To avoid the chemical used to treat tap water killing the delicate wild yeasts, I prefer to use pure spring water. You might want to substitute tap water for the final step, when the quantity is greatest but the yeast is at its strongest.
I leave the mixed flour and water for at least 10 minutes before adding the refreshed starter, and then wait another 10 minutes before kneading in the salt. These short resting periods help the gluten molecules to line themselves up, reducing the amount of time spent kneading.
Consider the water quantity above as a guideline only. Flours vary in the amount of water they can absorb, but you are aiming for a firm paste similar to the texture of a pastry dough, at least for the starter. Add as much water as you can handle when making the final dough.
Salt, whilst considered an essential flavour enhancer, does have a detrimental effect on the development of gluten, which is why I give the gluten some time to develop before it is added. However, care needs to be taken to ensure it is evenly distributed throughout the dough.
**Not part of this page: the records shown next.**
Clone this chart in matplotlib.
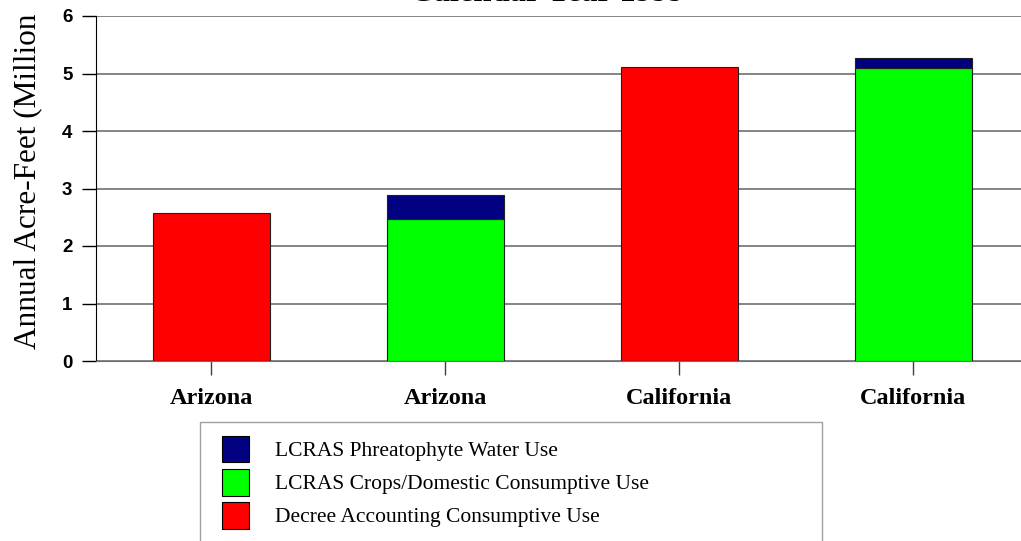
import matplotlib.pyplot as plt
from matplotlib.patches import Patch, Rectangle

# consumptive use by state, millions of acre-feet
estados = ["Arizona", "Arizona", "California", "California"]
decreto = [2.58, 0.0, 5.11, 0.0]
cultivos = [0.0, 2.47, 0.0, 5.09]
freatofitas = [0.0, 0.41, 0.0, 0.18]

series_nombres = ["LCRAS Phreatophyte Water Use",
                  "LCRAS Crops/Domestic Consumptive Use",
                  "Decree Accounting Consumptive Use"]
colores = ["#000080", "#00ff00", "#ff0000"]

fig = plt.figure(figsize=(10.21, 5.41), dpi=100)
ax = fig.add_axes([96 / 1021, 180 / 541, 936 / 1021, 345 / 541])

x = range(len(estados))
ax.bar(x, decreto, width=0.5, color=colores[2], edgecolor="#202020", linewidth=0.8, zorder=3)
ax.bar(x, cultivos, width=0.5, color=colores[1], edgecolor="#202020", linewidth=0.8, zorder=3)
ax.bar(x, freatofitas, bottom=cultivos, width=0.5, color=colores[0],
       edgecolor="#202020", linewidth=0.8, zorder=3)

ax.set_xlim(-0.4915, 3.5085)
ax.set_ylim(0, 6)
ax.set_yticks(range(7))
ax.set_yticklabels([str(i) for i in range(7)], family="Liberation Sans",
                   fontweight="heavy", fontsize=13.5)
ax.set_xticks(list(x))
ax.set_xticklabels(estados, family="Liberation Serif", fontweight="bold", fontsize=17.5)
ax.tick_params(axis="y", direction="out", length=10, width=1, pad=7)
ax.tick_params(axis="x", direction="out", length=10, width=1, pad=9.5, color="#404040")
ax.yaxis.grid(True, color="#707070", linewidth=1.2, zorder=0)

ax.spines["top"].set_visible(False)
ax.spines["right"].set_visible(False)
ax.spines["bottom"].set_color("#707070")
ax.spines["left"].set_color("black")

ax.set_ylabel("Annual Acre-Feet (Million", family="Liberation Serif", fontsize=22.5)
ax.yaxis.set_label_coords(-0.057, 0.52)

fig.text(547 / 1021, 1 - 1 / 541, "Calendar Year 1999", ha="center", va="baseline",
         family="Liberation Serif", fontweight="bold", fontsize=23.5)

# legend frame drawn by hand so it can run off the bottom edge
fig.patches.append(Rectangle((200 / 1021, -0.05), 622 / 1021, 0.05 + 119 / 541,
                             transform=fig.transFigure, facecolor="white",
                             edgecolor="#a0a0a0", linewidth=1))
handles = [Patch(facecolor=c, edgecolor="black", linewidth=0.8) for c in colores]
fig.legend(handles, series_nombres, loc="upper left",
           bbox_to_anchor=(211 / 1021, 1 - 425 / 541), frameon=False,
           prop={"family": "Liberation Serif", "size": 15.5},
           handlelength=1.26, handleheight=1.53, labelspacing=0.3,
           handletextpad=1.22, borderpad=0)

fig.savefig("out.png", dpi=100)
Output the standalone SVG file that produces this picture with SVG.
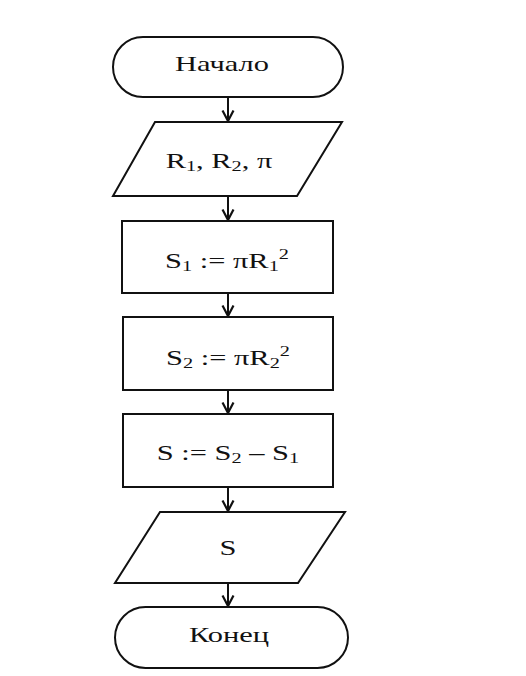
<svg xmlns="http://www.w3.org/2000/svg" width="526" height="676" viewBox="0 0 526 676">
<defs>
<marker id="arr" markerWidth="14" markerHeight="14" refX="12" refY="7" orient="auto" markerUnits="userSpaceOnUse" viewBox="0 0 14 14">
<path d="M1.5,1.5 L12,7 L1.5,12.5" fill="none" stroke="#111" stroke-width="2.2"/>
</marker>
<style>
.s{fill:#fff;stroke:#111;stroke-width:2}
.t{font-family:"Liberation Serif","Times New Roman",serif;font-size:21px;fill:#111;text-anchor:middle}
.c{stroke:#111;stroke-width:2;fill:none}
.sub{font-size:14px}
</style>
</defs>
<rect width="526" height="676" fill="#fff"/>
<g id="start">
<rect class="s" x="113" y="37" width="230" height="60" rx="30" ry="30"/>
<text class="t" x="0" y="71" transform="matrix(1.45,0,0,1,222,0)">Начало</text>
</g>
<g id="input">
<polygon class="s" points="155,122 342,122 297,196 113,196"/>
<text class="t" x="0" y="168" transform="matrix(1.45,0,0,1,219,0)">R<tspan class="sub" dy="3">1</tspan><tspan dy="-3">, R</tspan><tspan class="sub" dy="3">2</tspan><tspan dy="-3">, π</tspan></text>
</g>
<g id="s1">
<rect class="s" x="122" y="221" width="211" height="72"/>
<text class="t" x="0" y="268" transform="matrix(1.45,0,0,1,227,0)">S<tspan class="sub" dy="3">1</tspan><tspan dy="-3"> := πR</tspan><tspan class="sub" dy="3">1</tspan><tspan class="sub" dy="-12">2</tspan></text>
</g>
<g id="s2">
<rect class="s" x="123" y="317" width="210" height="73"/>
<text class="t" x="0" y="365" transform="matrix(1.45,0,0,1,228,0)">S<tspan class="sub" dy="3">2</tspan><tspan dy="-3"> := πR</tspan><tspan class="sub" dy="3">2</tspan><tspan class="sub" dy="-12">2</tspan></text>
</g>
<g id="s">
<rect class="s" x="123" y="414" width="210" height="73"/>
<text class="t" x="0" y="460" transform="matrix(1.45,0,0,1,228,0)">S := S<tspan class="sub" dy="3">2</tspan><tspan dy="-3"> – S</tspan><tspan class="sub" dy="3">1</tspan></text>
</g>
<g id="output">
<polygon class="s" points="160,512 345,512 298,583 115,583"/>
<text class="t" x="0" y="555" transform="matrix(1.45,0,0,1,228,0)">S</text>
</g>
<g id="end">
<rect class="s" x="115" y="607" width="233" height="61" rx="30.5" ry="30.5"/>
<text class="t" x="0" y="642" transform="matrix(1.45,0,0,1,229,0)">Конец</text>
</g>
<g id="connectors">
<line class="c" x1="228" y1="97" x2="228" y2="121" marker-end="url(#arr)"/>
<line class="c" x1="228" y1="196" x2="228" y2="220" marker-end="url(#arr)"/>
<line class="c" x1="228" y1="293" x2="228" y2="316" marker-end="url(#arr)"/>
<line class="c" x1="228" y1="390" x2="228" y2="413" marker-end="url(#arr)"/>
<line class="c" x1="228" y1="487" x2="228" y2="511" marker-end="url(#arr)"/>
<line class="c" x1="228" y1="583" x2="228" y2="606" marker-end="url(#arr)"/>
</g>
</svg>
Alternatively it can be dissolved in the water at the start of Stage 3. I use Malden Salt but grind it finely in a pestle and mortar before using.
Having made the dough I usually let it rise at a cool temperature overnight before shaping the loaves and proving in the airing cupboard for 2 hours. If the airing cupboard is also used for the initial rising allow about 5 hours.
I keep my starter in a large Kilner jar in the fridge. I have never found the fermentation to be so vigorous that the jar is in danger of exploding. This could be because I use only a small proportion of rye flour and the jar is never more than half full after adding a feed. The fact that the starter is also very firm may also have some bearing. If you prefer to make your starter entirely with rye it may be safer to store it in a plastic container.